Ma la frase manifesto di tutta l’arringa domenicale deluchiana è in un passaggio citato sopra. De Luca spiega la sua posizione sul Pudm, poi mette da parte la metamorfosi ecumenica di questa stagione politica con vista sul 2027, si riveste da Scateno e porta la questione nell’arena, sul terreno a lui da sempre più congeniale. Si carica, s’acciglia, si prende il campo nella prateria di cui gode a Taormina, sgasa e spara a zero. Lo fa con un interrogativo: “Ma la fruizione pubblica io dove la devo garantire? A casa mia?”. No. La fruizione pubblica basta garantirla intanto in un posto: nei palazzi municipali, negli enti pubblici che non possono essere un ufficio periferico distaccato di nessun movimento. Succursali di niente e di nessuno. No Ducato, no party.

La morale della favola è che non si può mai prescindere dal dialogo, dal buon senso ma prima di ogni cosa ci vuole la capacità di rispettare la realtà, un territorio e i suoi vari attori. Volente o nolente.

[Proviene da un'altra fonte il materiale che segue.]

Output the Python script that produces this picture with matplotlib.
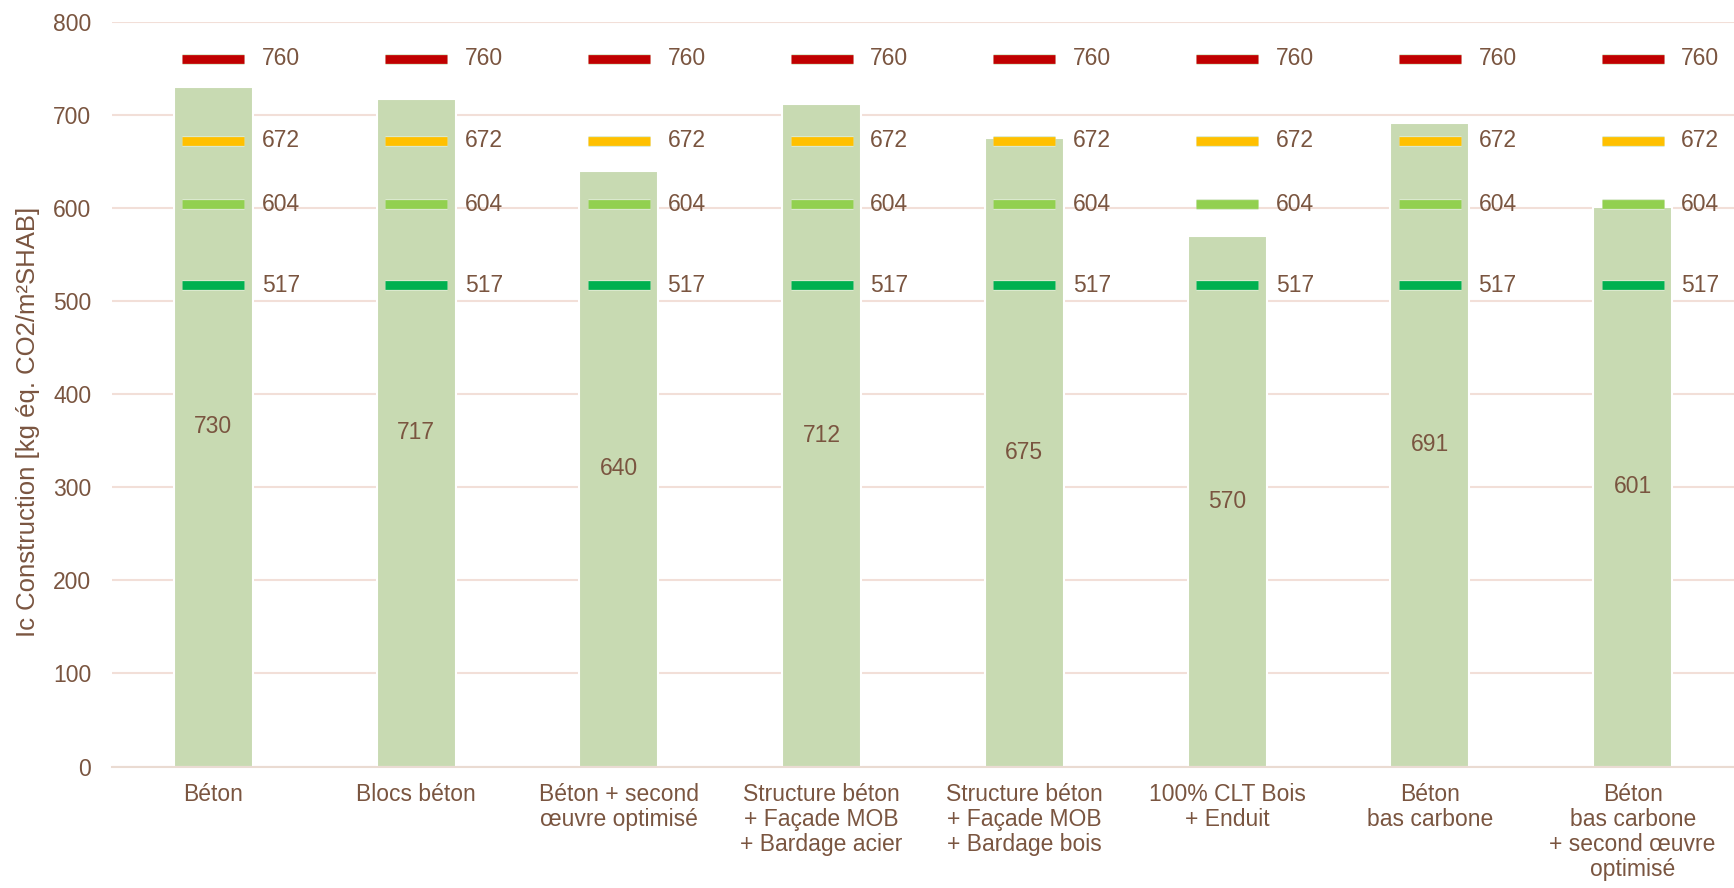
import matplotlib.pyplot as plt
import matplotlib.patheffects as pe
import numpy as np

categories = ['Béton', 'Blocs béton', 'Béton + second\nœuvre optimisé',
              'Structure béton\n+ Façade MOB\n+ Bardage acier',
              'Structure béton\n+ Façade MOB\n+ Bardage bois',
              '100% CLT Bois\n+ Enduit', 'Béton\nbas carbone',
              'Béton\nbas carbone\n+ second œuvre\noptimisé']
ic_values = [730, 717, 640, 712, 675, 570, 691, 601]
thresholds = [760, 672, 604, 517]
threshold_colors = ['#C00000', '#FFC000', '#92D050', '#00B050']

text_color = '#7A5540'
grid_color = '#F2DFD8'

plt.rcParams['font.family'] = ['Liberation Sans', 'DejaVu Sans']

fig = plt.figure(figsize=(17.34, 8.88), dpi=100)
ax = fig.add_axes([0.0646, 0.1368, 0.9354, 0.8388])

x = np.arange(len(categories))
ax.set_axisbelow(True)
ax.grid(True, axis='y', color=grid_color, linewidth=1.5)

ax.bar(x, ic_values, width=0.39, color='#C8DAB2', edgecolor='white', linewidth=1.5, zorder=2)
for xi, v in zip(x, ic_values):
    ax.text(xi, v / 2, str(v), ha='center', va='center', fontsize=16.5, color=text_color, zorder=4)

for t, c in zip(thresholds, threshold_colors):
    ax.hlines([t] * len(x), x - 0.153, x + 0.153, colors=c, linewidth=6.3, zorder=3,
              path_effects=[pe.Stroke(linewidth=7.8, foreground='#DCEBD0'), pe.Normal()])
    for xi in x:
        ax.text(xi + 0.24, t, str(t), ha='left', va='center', fontsize=16.5, color=text_color, zorder=4)

ax.set_xlim(-0.5, len(categories) - 0.5)
ax.set_ylim(0, 800)
ax.set_yticks(np.arange(0, 801, 100))
ax.set_xticks(x, categories)
ax.tick_params(axis='y', length=0, pad=15, labelsize=16.5, labelcolor=text_color)
ax.tick_params(axis='x', length=0, pad=12, labelsize=16.5, labelcolor=text_color)
for lab in ax.get_xticklabels():
    lab.set_linespacing(1.11)

for s in ['top', 'right', 'left']:
    ax.spines[s].set_visible(False)
ax.spines['bottom'].set_color('#EADBD2')
ax.spines['bottom'].set_linewidth(1.5)

ax.set_ylabel('Ic Construction [kg éq. CO2/m²SHAB]', fontsize=18.5, color=text_color)
ax.yaxis.set_label_coords(-0.0444, 0.4625)

fig.savefig('out.png', dpi=100)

Altrimenti, dai disastri del dissesto ai miracoli con la giostra, la storia rischia di diventare lo spin-off del solito film. Cambiano gli attori (anzi qui sono sempre gli stessi) e la trama si fa più cristallina di Santa Chiara. E poi, presto o tardi, arriva la legge del contrappasso. Tutto il resto, come diceva il maestro Gracco, sono solo chiacchiere e tabacco.